I think that many or most of us have seen love killed. I've more than once seen one person who felt but did not recognize love kill the love that the other person felt for him or for her, and then struggle to live with an unrequited love, perhaps never seen for what it were.

I certainly won't claim that it is better to have loved and then experienced the killing of that love than never to have loved at all. But there is a self-awareness that can be salvaged from the wreckage. One doesn't know whom one will love before one loves; but, after all, one emerges from a failed love with the experience of having loved, and thus of having one's actual values expressed. Perhaps the other person wasn't whom one thought, but it should be possible consciously to identify some of the attributes that one imputed to that other person which caused one to love him or her; a contrast with the discovered makes the imagined easier to see. Thus, one may have a more clear idea of what one may call one's personal destiny, though this is a destiny that may not be reälized and might even be absurd.

Love that doesn't die but that is unrequited or effectively unrequited is a different matter. One might still clarify one's values, even without a contrast between the one's earlier beliefs about a person and what one discovers about him or about her. But there may be no application of this knowledge; so long as one is in love, there is no next person to seek.


[1] Early in my relationship with my most recent girl-friend, she was deeply hurt to learn that I wasn't joyful. She didn't explain why she was hurt, and I did not understand during the course of that relationship why she had been hurt (and perhaps remained hurt). Now I infer that she mistakenly felt unloved.

Annvs Horribilis

Tuesday, 31 May 2016

A thousand miles is a measure of special symbolism in the poetry of hearts longing or wounded. A more accurate figure in my case might be 1061 miles. Or, if one reckoned driving distance, something like 1254 miles. But exactitude does me little good; were she hundreds of miles closer, she still might as well be a thousand miles away.

A Symmetry

Wednesday, 24 June 2015

The following advice has become rather common-place:

If you love someone, set them free. If they come back, they're yours; if they don't, they never were.
I want to note something about the logick of this formula.

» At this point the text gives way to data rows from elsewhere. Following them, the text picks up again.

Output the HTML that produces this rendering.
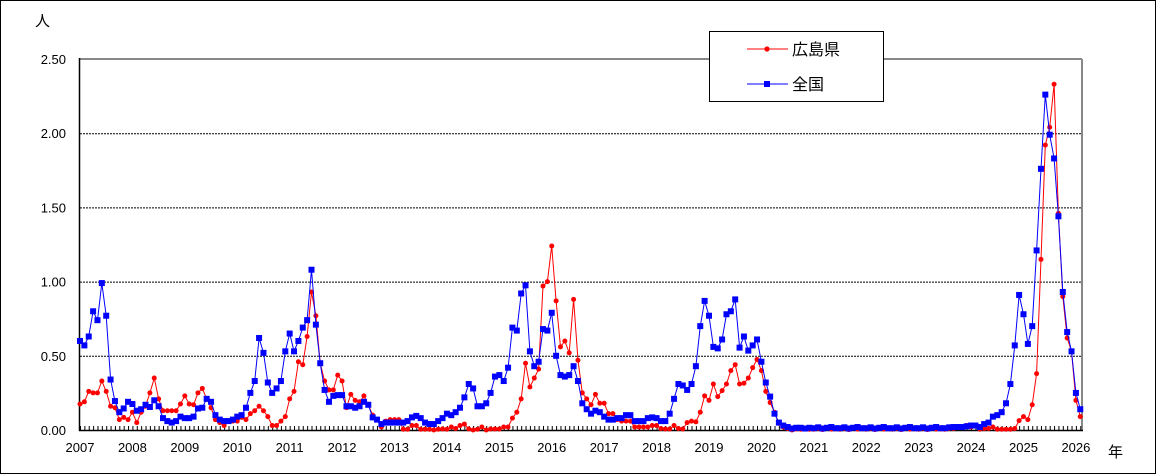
<!DOCTYPE html>
<html><head><meta charset="utf-8"><style>
html,body{margin:0;padding:0;background:#fff}
svg{display:block}
text{font-family:"Liberation Sans","Noto Sans CJK JP",sans-serif;fill:#000}
</style></head><body>
<svg id="s" width="1156" height="474" viewBox="0 0 1156 474" xmlns="http://www.w3.org/2000/svg">
<rect x="0.5" y="0.5" width="1155" height="473" fill="#fff" stroke="#000"/>
<g id="grid"></g>
<line x1="79.5" y1="59" x2="1082" y2="59" stroke="#888" stroke-width="2"/>
<line x1="1082" y1="59" x2="1082" y2="430" stroke="#888" stroke-width="2"/>
<line x1="79.5" y1="58" x2="79.5" y2="431" stroke="#000" stroke-width="1.5"/>
<line x1="79" y1="430.5" x2="1083" y2="430.5" stroke="#000" stroke-width="1.5"/>
<g id="ticks"></g>
<g id="labels" font-size="13"></g>
<text x="35" y="26" font-size="15">人</text>
<text x="1108" y="457" font-size="15">年</text>
<g id="series"></g>
<rect x="709.5" y="31.5" width="174" height="70" fill="#fff" stroke="#000"/>
<line x1="747" y1="49" x2="788" y2="49" stroke="#f00" stroke-width="1"/>
<circle cx="767" cy="49" r="2.6" fill="#f00"/>
<text x="792" y="55" font-size="16">広島県</text>
<line x1="747" y1="84" x2="788" y2="84" stroke="#00f" stroke-width="1"/>
<rect x="764" y="81" width="6" height="6" fill="#00f"/>
<text x="792" y="90" font-size="16">全国</text>
</svg>
<script>
var NS="http://www.w3.org/2000/svg";
function el(p,t,a,txt){var e=document.createElementNS(NS,t);for(var k in a)e.setAttribute(k,a[k]);if(txt!=null)e.textContent=txt;p.appendChild(e);return e;}
var X=function(i){return 80+i*4.368;},Y=function(v){return 430-v*148.4;};
var g=document.getElementById('grid');
[0.5,1,1.5,2].forEach(function(v){el(g,'line',{x1:80,x2:1082,y1:Y(v)+0.5,y2:Y(v)+0.5,stroke:'#000','stroke-dasharray':'2,1','stroke-width':1});});
var t=document.getElementById('ticks');
for(var i=0;i<=229;i++){el(t,'line',{x1:X(i)+0.5,x2:X(i)+0.5,y1:426,y2:430,stroke:'#000','stroke-width':1});}
var L=document.getElementById('labels');
['0.00','0.50','1.00','1.50','2.00','2.50'].forEach(function(s,k){el(L,'text',{x:66,y:Y(k*0.5)+5,'text-anchor':'end'},s);});
for(var yr=2007;yr<=2026;yr++){el(L,'text',{x:X((yr-2007)*12),y:452,'text-anchor':'middle'},String(yr));}
var blue=[.60,.57,.63,.80,.74,.99,.77,.34,.195,.12,.145,.19,
.175,.13,.14,.17,.155,.20,.16,.08,.06,.05,.06,.09,
.08,.08,.09,.145,.15,.21,.19,.10,.07,.06,.06,.07,
.09,.10,.15,.25,.33,.62,.52,.32,.25,.28,.33,.53,
.65,.53,.60,.69,.74,1.08,.71,.45,.27,.19,.23,.235,
.235,.16,.16,.15,.16,.19,.17,.085,.07,.04,.05,.05,
.05,.05,.05,.06,.085,.095,.08,.05,.04,.04,.06,.08,
.11,.10,.12,.15,.22,.31,.28,.16,.16,.18,.25,.36,
.37,.33,.42,.69,.67,.92,.975,.53,.43,.46,.68,.67,
.79,.50,.37,.36,.37,.43,.33,.18,.14,.11,.13,.12,
.09,.07,.07,.08,.08,.10,.10,.06,.06,.06,.08,.085,
.08,.06,.06,.11,.21,.31,.30,.27,.31,.43,.70,.87,
.77,.56,.55,.61,.78,.80,.88,.555,.63,.535,.57,.61,
.46,.32,.225,.11,.05,.03,.02,.01,.015,.015,.01,.015];
var red=[.175,.19,.26,.25,.25,.33,.26,.16,.15,.07,.085,.07,
.12,.05,.12,.16,.25,.35,.21,.13,.13,.13,.13,.175,
.23,.175,.17,.25,.28,.21,.15,.07,.05,.03,.06,.06,
.06,.085,.07,.11,.13,.16,.13,.09,.03,.03,.06,.09,
.21,.26,.46,.44,.63,.93,.77,.45,.33,.27,.27,.37,
.33,.15,.24,.20,.19,.23,.17,.10,.07,.02,.06,.07,
.07,.07,.005,.005,.03,.03,.005,.005,.005,0,.005,.007,
.005,.02,.01,.03,.04,.007,0,.005,.02,0,.007,.007,
.007,.02,.02,.08,.12,.21,.45,.29,.35,.41,.97,1.0,
1.24,.87,.56,.60,.52,.88,.47,.25,.21,.17,.24,.18,
.18,.11,.11,.07,.06,.06,.06,.02,.02,.02,.02,.03,
.03,.01,.007,.007,.03,.01,.007,.05,.06,.055,.12,.23,
.20,.31,.225,.265,.31,.40,.44,.31,.315,.35,.42,.475,
.40,.26,.185,.12,.045,.02,.01,0,.007,.005,.01,.005];
for(var i=168;i<200;i++){blue.push([.012,.018,.01,.015,.02,.012][i%6]);red.push([.005,.01,.003,.012,.006,.008][i%6]);}
blue=blue.concat([.02,.02,.02,.025,.03,.03]);red=red.concat([.01,.02,.02,.03,.02,.03]);
blue=blue.concat([.02,.04,.05,.09,.10,.12,.18,.31,.57,.91,.78,.58,.70,1.21,1.76,2.26,1.99,1.83,1.44,.93,.66,.53,.25,.14]);
red=red.concat([.005,.01,.01,.02,.005,.005,.005,.005,.01,.063,.09,.07,.17,.38,1.15,1.92,2.04,2.33,1.46,.90,.62,.53,.20,.09]);
var S=document.getElementById('series');
function draw(d,c,sq){var p=d.map(function(v,i){return X(i).toFixed(1)+','+Y(v).toFixed(1);}).join(' ');
el(S,'polyline',{points:p,fill:'none',stroke:c,'stroke-width':1});
d.forEach(function(v,i){if(sq)el(S,'rect',{x:X(i)-3,y:Y(v)-3,width:6,height:6,fill:c});else el(S,'circle',{cx:X(i),cy:Y(v),r:2.5,fill:c});});}
draw(red,'#f00',false);
draw(blue,'#00f',true);
</script>
</body></html>
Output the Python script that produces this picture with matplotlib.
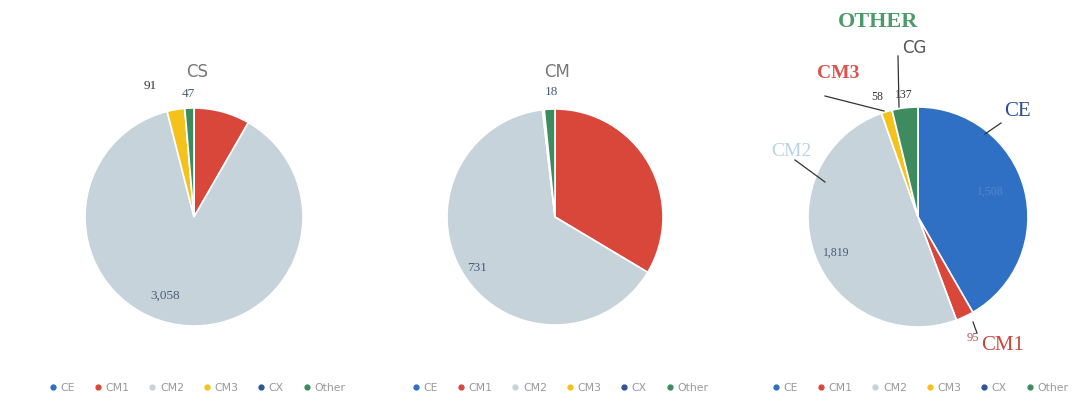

To return is to have gone; implicit in the words come back is that distance develops, whether actively or passively. And, indeed, if neither of two people makes an effort to stay connected, that is what one expects to happen.

If two people each apply the rule of setting the other free and of then awaiting the return of the other, it will not be love but chance-coïncidence or a conspiracy of others or perhaps some action of the collective unconscious that brings them back together — if anything does at all. The formula as popularly given strikes me as potentially very destructive to the purposes of love.

Now, that doesn't mean that each of two people in love should do entirely the opposite, and attempt to constrain the other person by threats or by impairments. Rather, one wants to empower the other person, yet hope that he or she stays, so that there is no coming back. And, typically, that hope should be expressed to the other person.

But, sometimes, one watches one's love go away, and prays for a return.

December Song

Friday, 24 October 2014

As he lay in his death-bed, he expressed his profound sadness that he'd just never found the woman with whom he were to share his life. Some day, the right one will come along. insisted someone reflexively.

A nurse entered the room. Before the light completely faded into darkness, he saw her look at him and wink.